Il successo più che annunciato al botteghino di “Inside Out” (ha già superato i 600 milioni di dollari, che con i precedenti 14 film totalizzano 9,15 miliardi) suggella venti anni in cui la Pixar, con la sua capacità di fare sognare adulti e bambini, è diventata la nuova Disney. Al punto che quest’ultima, messa in crisi, l’ha acquistata nel 2006 per la cifra di 7,4 miliardi e ha messo il fondatore di Pixar, John Lasseter, a supervisionare anche i propri cartoon.
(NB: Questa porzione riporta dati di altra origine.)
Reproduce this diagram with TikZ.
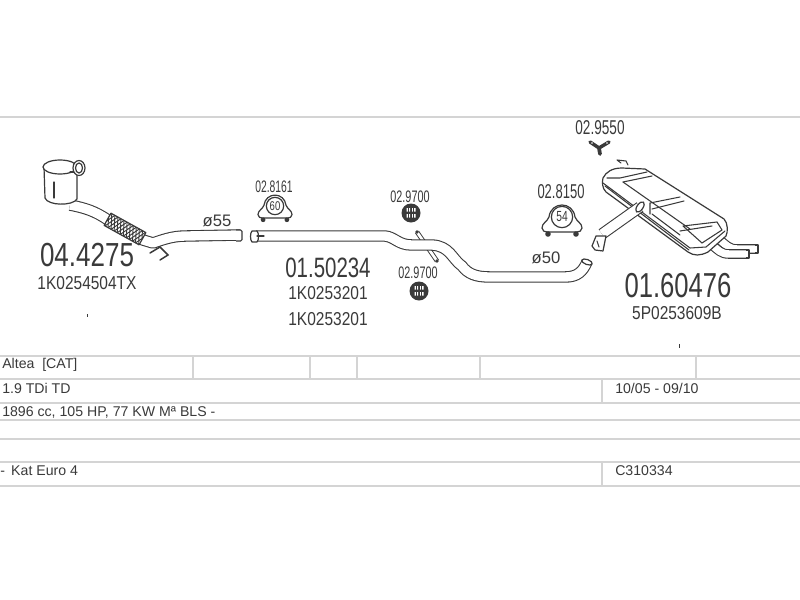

E forse è stata la pressione di quell’enorme investimento, con la necessità di passare da un film prodotto ogni due anni ad uno ogni anno, a far puntare di recente su troppi sequel poco creativi e smarrire la via dell’originalità che è il motivo dello straordinario successo di questo studio. «Il segreto alla Pixar è che abbiamo sempre puntato sulle storie e sulla creatività dei registi», spiega Lasseter «e i nostri film nascono da domande che nessun altro si pone: cosa succederebbe se i giocattoli vivessero di vita propria quando non li guardiamo come in “Toy Story”? O se un topo sognasse di diventare uno chef a Parigi come in “Ratatouille”? Così quet’anno per celebrare i nostri 20 anni, oltre ad “Inside Out”, abbiamo preparato un altro film che risponde ad una bizzarra ipotesi scientifica: cosa sarebbe accaduto se gli asteroidi che hanno spazzato via i dinosauri avvessero mancato la Terra?». È “The Good Dinosaur”, in arrivo a novembre.